Isopropyl acetate (commonly abbreviated IPAc or iPrOAc) is an ester, an organic compound which is the product of esterification of acetic acid and isopropanol. It is a clear, colorless liquid with a characteristic fruity odour.

Isopropyl acetate is a solvent with a wide variety of manufacturing uses that is miscible with most other organic solvents and is slightly soluble in water (2.9 wt% at 20 °C), though less so than ethyl acetate. Inversely, water is also slightly soluble in isopropyl acetate (1.8 wt% at 20 °C). Isopropyl acetate forms an azeotrope with water, allowing for anhydrous solutions to be easily achieved through evaporation with an azeotrope composition of 88.9 wt% isopropyl acetate. It is used as a solvent for cellulose, plastics, oil and fats. It is a component of some printing inks and perfumes.

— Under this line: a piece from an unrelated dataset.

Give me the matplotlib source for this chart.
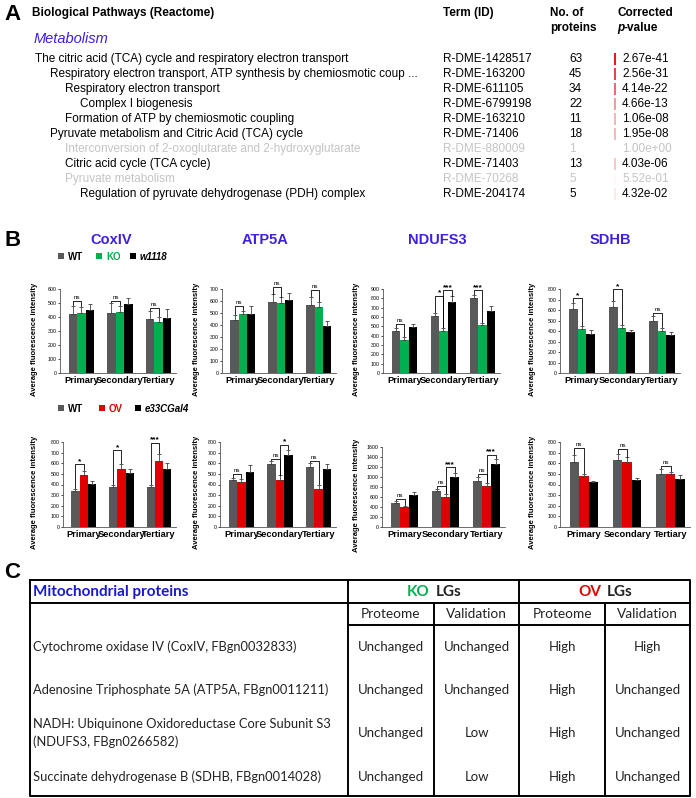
import matplotlib as mpl
mpl.use('Agg')
import matplotlib.pyplot as plt
import numpy as np
from matplotlib.patches import Rectangle

mpl.rcParams.update({'font.family': ['Liberation Sans', 'DejaVu Sans'],
                     'font.size': 8})

W, H = 696, 798

# ---------------- panel A data ----------------
pathways = ["The citric acid (TCA) cycle and respiratory electron transport",
            "Respiratory electron transport, ATP synthesis by chemiosmotic coup ...",
            "Respiratory electron transport",
            "Complex I biogenesis",
            "Formation of ATP by chemiosmotic coupling",
            "Pyruvate metabolism and Citric Acid (TCA) cycle",
            "Interconversion of 2-oxoglutarate and 2-hydroxyglutarate",
            "Citric acid cycle (TCA cycle)",
            "Pyruvate metabolism",
            "Regulation of pyruvate dehydrogenase (PDH) complex"]
levels = [0, 1, 2, 3, 2, 1, 2, 2, 2, 3]
term_ids = ["R-DME-1428517", "R-DME-163200", "R-DME-611105", "R-DME-6799198",
            "R-DME-163210", "R-DME-71406", "R-DME-880009", "R-DME-71403",
            "R-DME-70268", "R-DME-204174"]
n_proteins = [63, 45, 34, 22, 11, 18, 1, 13, 5, 5]
p_values = ["2.67e-41", "2.56e-31", "4.14e-22", "4.66e-13", "1.06e-08",
            "1.95e-08", "1.00e+00", "4.03e-06", "5.52e-01", "4.32e-02"]
greyed = [False, False, False, False, False, False, True, False, True, False]

# ---------------- panel B data ----------------
groups = ["Primary", "Secondary", "Tertiary"]
proteins = ["CoxIV", "ATP5A", "NDUFS3", "SDHB"]

# rows: WT, KO, w1118 ; columns: Primary, Secondary, Tertiary
coxiv_ko = [[420, 430, 385], [430, 435, 365], [450, 490, 395]]
coxiv_ko_err = [[60, 70, 60], [45, 45, 35], [40, 45, 60]]
atp5a_ko = [[445, 590, 565], [495, 580, 550], [495, 610, 395]]
atp5a_ko_err = [[40, 65, 70], [25, 50, 40], [65, 55, 35]]
ndufs3_ko = [[455, 615, 800], [355, 450, 510], [495, 760, 660]]
ndufs3_ko_err = [[30, 30, 40], [30, 30, 30], [30, 60, 60]]
sdhb_ko = [[610, 630, 495], [420, 430, 400], [375, 390, 365]]
sdhb_ko_err = [[60, 55, 50], [30, 30, 30], [30, 15, 25]]

# rows: WT, OV, e33CGal4
coxiv_ov = [[335, 380, 375], [490, 545, 625], [405, 510, 545]]
coxiv_ov_err = [[20, 20, 20], [40, 45, 60], [30, 40, 60]]
atp5a_ov = [[440, 590, 565], [420, 445, 360], [520, 675, 545]]
atp5a_ov_err = [[25, 35, 40], [30, 40, 40], [60, 50, 50]]
ndufs3_ov = [[480, 720, 920], [400, 600, 830], [650, 1000, 1260]]
ndufs3_ov_err = [[40, 50, 80], [30, 60, 60], [50, 90, 110]]
sdhb_ov = [[615, 630, 495], [480, 615, 495], [420, 440, 455]]
sdhb_ov_err = [[60, 55, 55], [20, 40, 20], [15, 20, 35]]

# significance: (group, bar a, bar b, level, label)
coxiv_ko_sig = [(0, 0, 1, 515, "ns"), (1, 0, 1, 515, "ns"), (2, 0, 1, 465, "ns")]
atp5a_ko_sig = [(0, 0, 1, 560, "ns"), (1, 0, 1, 715, "ns"), (2, 0, 1, 690, "ns")]
ndufs3_ko_sig = [(0, 0, 1, 520, "ns"), (1, 0, 1, 830, "*"), (1, 1, 2, 885, "***"),
                 (2, 0, 1, 885, "***")]
sdhb_ko_sig = [(0, 0, 1, 715, "*"), (1, 0, 1, 800, "*"), (2, 0, 1, 570, "ns")]
coxiv_ov_sig = [(0, 0, 1, 590, "*"), (1, 0, 1, 725, "*"), (2, 0, 1, 795, "***")]
atp5a_ov_sig = [(0, 0, 1, 495, "ns"), (1, 0, 1, 640, "ns"), (1, 1, 2, 775, "*"),
                (2, 0, 1, 620, "ns")]
ndufs3_ov_sig = [(0, 0, 1, 560, "ns"), (1, 0, 1, 820, "ns"), (1, 1, 2, 1200, "***"),
                 (2, 0, 1, 1060, "ns"), (2, 1, 2, 1450, "***")]
sdhb_ov_sig = [(0, 0, 1, 740, "ns"), (1, 0, 1, 735, "ns"), (2, 0, 1, 570, "ns")]

# ---------------- panel C data ----------------
mito_proteins = ["Cytochrome oxidase IV (CoxIV, FBgn0032833)",
                 "Adenosine Triphosphate 5A (ATP5A, FBgn0011211)",
                 "NADH: Ubiquinone Oxidoreductase Core Subunit S3\n(NDUFS3, FBgn0266582)",
                 "Succinate dehydrogenase B (SDHB, FBgn0014028)"]
ko_proteome = ["Unchanged", "Unchanged", "Unchanged", "Unchanged"]
ko_validation = ["Unchanged", "Unchanged", "Low", "Low"]
ov_proteome = ["High", "High", "High", "High"]
ov_validation = ["High", "Unchanged", "Unchanged", "Unchanged"]

fig = plt.figure(figsize=(W / 100, H / 100), dpi=100)
ov = fig.add_axes([0, 0, 1, 1])
ov.set_xlim(0, W)
ov.set_ylim(H, 0)
ov.axis('off')

# ---------- A ----------
fa = 8.5
ov.text(4, 14, "A", fontsize=16, fontweight='bold', va='center')
ov.text(32, 13, "Biological Pathways (Reactome)", fontsize=fa, fontweight='bold', va='center')
ov.text(443, 13, "Term (ID)", fontsize=fa, fontweight='bold', va='center')
ov.text(550, 13, "No. of", fontsize=fa, fontweight='bold', va='center')
ov.text(550, 28, "proteins", fontsize=fa, fontweight='bold', va='center')
ov.text(617, 13, "Corrected", fontsize=fa, fontweight='bold', va='center')
ov.text(617, 28, "p", fontsize=fa, fontweight='bold', style='italic', va='center')
ov.text(623.5, 28, "-value", fontsize=fa, fontweight='bold', va='center')
ov.text(34, 39, "Metabolism", fontsize=10.5, style='italic', color='#3b1fe0', va='center')

for i, name in enumerate(pathways):
    y = 59 + 15 * i
    col = '#c4c4c4' if greyed[i] else 'black'
    ov.text(35 + 15 * levels[i], y, name, fontsize=fa, color=col, va='center')
    ov.text(443, y, term_ids[i], fontsize=fa, color=col, va='center')
    ov.text(569, y, str(n_proteins[i]), fontsize=fa, color=col, va='center')
    ov.text(622, y, p_values[i], fontsize=fa, color=col, va='center')
    strength = -np.log10(float(p_values[i])) / 41
    if strength > 0:
        ov.add_patch(Rectangle((614, y - 6), 2, 12, color='#e41a1c',
                               alpha=min(1, strength ** 0.7), lw=0))

# ---------- B ----------
ov.text(4, 240, "B", fontsize=16, fontweight='bold', va='center')

ko_colors = ['#595959', '#00b050', '#000000']
ov_colors = ['#595959', '#e00000', '#000000']
width = 0.22


def draw_bars(box, means, errs, sigs, colors, ymax, step, ylab_x):
    left, right, top, bottom = box
    ax = fig.add_axes([left / W, 1 - bottom / H, (right - left) / W, (bottom - top) / H])
    x = np.arange(len(groups))
    means = np.array(means, dtype=float)
    errs = np.array(errs, dtype=float)
    for k in range(3):
        xs = x + (k - 1) * width
        ax.bar(xs, means[k], width=width, color=colors[k], zorder=2)
        ax.errorbar(xs, means[k], yerr=[np.zeros(3), errs[k]], fmt='none',
                    ecolor='#404040', elinewidth=0.6, capsize=1.2, capthick=0.6, zorder=3)
    for g, a, b, level, lab in sigs:
        xa = g + (a - 1) * width
        xb = g + (b - 1) * width
        ya = means[a][g] + errs[a][g] + ymax * 0.01
        yb = means[b][g] + errs[b][g] + ymax * 0.01
        ax.plot([xa, xa, xb, xb], [ya, level, level, yb], color='black', lw=0.6,
                clip_on=False, zorder=4)
        if lab == "ns":
            ax.text((xa + xb) / 2, level + ymax * 0.015, lab, fontsize=4.5,
                    ha='center', va='bottom', clip_on=False)
        else:
            ax.text((xa + xb) / 2, level - ymax * 0.01, lab, fontsize=6,
                    fontweight='bold', ha='center', va='bottom', clip_on=False)
    ax.set_xlim(-0.55, 2.45)
    ax.set_ylim(0, ymax)
    ax.set_yticks(np.arange(0, ymax + 1, step))
    ax.set_xticks(x)
    ax.set_xticklabels(groups, fontsize=6.7, fontweight='bold')
    ax.tick_params(axis='x', length=0, pad=2)
    ax.tick_params(axis='y', labelsize=3.8, length=1.5, width=0.5, pad=1)
    for s in ['top', 'right']:
        ax.spines[s].set_visible(False)
    for s in ['left', 'bottom']:
        ax.spines[s].set_linewidth(0.6)
        ax.spines[s].set_color('#555555')
    ax.patch.set_alpha(0)
    ov.text(ylab_x, (top + bottom) / 2 + 8, "Average fluorescence intensity",
            fontsize=5.5, fontweight='bold', rotation=90, ha='center', va='center')
    return ax


top_boxes = [(60, 176, 289, 373), (222, 336, 289, 373),
             (383, 500, 289, 373), (560, 680, 289, 373)]
bot_boxes = [(63, 176, 442, 527), (220, 336, 442, 527),
             (382, 505, 447, 527), (560, 690, 442, 527)]

draw_bars(top_boxes[0], coxiv_ko, coxiv_ko_err, coxiv_ko_sig, ko_colors, 600, 100, 34)
draw_bars(top_boxes[1], atp5a_ko, atp5a_ko_err, atp5a_ko_sig, ko_colors, 700, 100, 197)
draw_bars(top_boxes[2], ndufs3_ko, ndufs3_ko_err, ndufs3_ko_sig, ko_colors, 900, 100, 357)
draw_bars(top_boxes[3], sdhb_ko, sdhb_ko_err, sdhb_ko_sig, ko_colors, 800, 100, 533)

draw_bars(bot_boxes[0], coxiv_ov, coxiv_ov_err, coxiv_ov_sig, ov_colors, 800, 100, 34)
draw_bars(bot_boxes[1], atp5a_ov, atp5a_ov_err, atp5a_ov_sig, ov_colors, 800, 100, 197)
draw_bars(bot_boxes[2], ndufs3_ov, ndufs3_ov_err, ndufs3_ov_sig, ov_colors, 1600, 200, 357)
draw_bars(bot_boxes[3], sdhb_ov, sdhb_ov_err, sdhb_ov_sig, ov_colors, 800, 100, 533)

for name, cx in zip(proteins, [111, 265, 437, 610]):
    ov.text(cx, 240, name, fontsize=10.5, fontweight='bold', color='#4020e0',
            ha='center', va='center')

# legends
for (sx, label, col, ital) in [(58, "WT", '#595959', False), (96, "KO", '#00b050', False),
                               (130, "w1118", '#000000', True)]:
    ov.add_patch(Rectangle((sx, 253), 6, 6, color=col, lw=0))
    ov.text(sx + 10, 256.5, label, fontsize=7, fontweight='bold',
            color='#00b050' if label == "KO" else 'black',
            style='italic' if ital else 'normal', va='center')
for (sx, label, col, ital) in [(58, "WT", '#595959', False), (99, "OV", '#e00000', False),
                               (135, "e33CGal4", '#000000', True)]:
    ov.add_patch(Rectangle((sx, 405), 6, 6, color=col, lw=0))
    ov.text(sx + 10, 408.5, label, fontsize=7, fontweight='bold',
            color='#e00000' if label == "OV" else 'black',
            style='italic' if ital else 'normal', va='center')

# ---------- C ----------
ov.text(4, 573, "C", fontsize=16, fontweight='bold', va='center')
tf = 'Lato'
lw = 1.4
L, R, T, B = 30, 690, 580, 796
c1, c2, c3, c4 = 348, 434, 519, 605
r1, r2 = 603, 625
ov.plot([L, R, R, L, L], [T, T, B, B, T], color='black', lw=lw)
ov.plot([L, R], [r1, r1], color='black', lw=lw)
ov.plot([c1, R], [r2, r2], color='black', lw=lw)
for cx in [c1, c3]:
    ov.plot([cx, cx], [T, B], color='black', lw=lw)
for cx in [c2, c4]:
    ov.plot([cx, cx], [r1, B], color='black', lw=lw)

ov.text(33, 592, "Mitochondrial proteins", family=tf, fontsize=11, fontweight='bold',
        color='#1a1acc', va='center')
ov.text((c1 + c3) / 2 - 15, 592, "KO", family=tf, fontsize=11, fontweight='bold',
        color='#00b050', ha='center', va='center')
ov.text((c1 + c3) / 2 + 2, 592, "LGs", family=tf, fontsize=11, fontweight='bold',
        color='#222222', ha='left', va='center')
ov.text((c3 + R) / 2 - 15, 592, "OV", family=tf, fontsize=11, fontweight='bold',
        color='#e00000', ha='center', va='center')
ov.text((c3 + R) / 2 + 2, 592, "LGs", family=tf, fontsize=11, fontweight='bold',
        color='#222222', ha='left', va='center')

for (a, b), lab in zip([(c1, c2), (c2, c3), (c3, c4), (c4, R)],
                       ["Proteome", "Validation", "Proteome", "Validation"]):
    ov.text((a + b) / 2, 614, lab, family=tf, fontsize=9.8, color='#222222',
            ha='center', va='center')

row_y = [647, 690, 733, 777]
for i, y in enumerate(row_y):
    ov.text(33, y, mito_proteins[i], family=tf, fontsize=9.3, color='#222222',
            va='center', linespacing=1.5)
    for (a, b), vals in zip([(c1, c2), (c2, c3), (c3, c4), (c4, R)],
                            [ko_proteome, ko_validation, ov_proteome, ov_validation]):
        ov.text((a + b) / 2, y, vals[i], family=tf, fontsize=9.5, color='#222222',
                ha='center', va='center')

fig.savefig('out.png', dpi=100)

Isopropyl acetate decomposes slowly on contact with steel in the presence of air, producing acetic acid and isopropanol. It reacts violently with oxidizing materials and it attacks many plastics.

Isopropyl acetate is quite flammable in both its liquid and vapor forms, and it may be harmful if swallowed or inhaled.

The Occupational Safety and Health Administration has set a permissible exposure limit (PEL) of 250 ppm (950 mg/m^{3}) over an eight-hour time-weighted average for workers handling isopropyl acetate.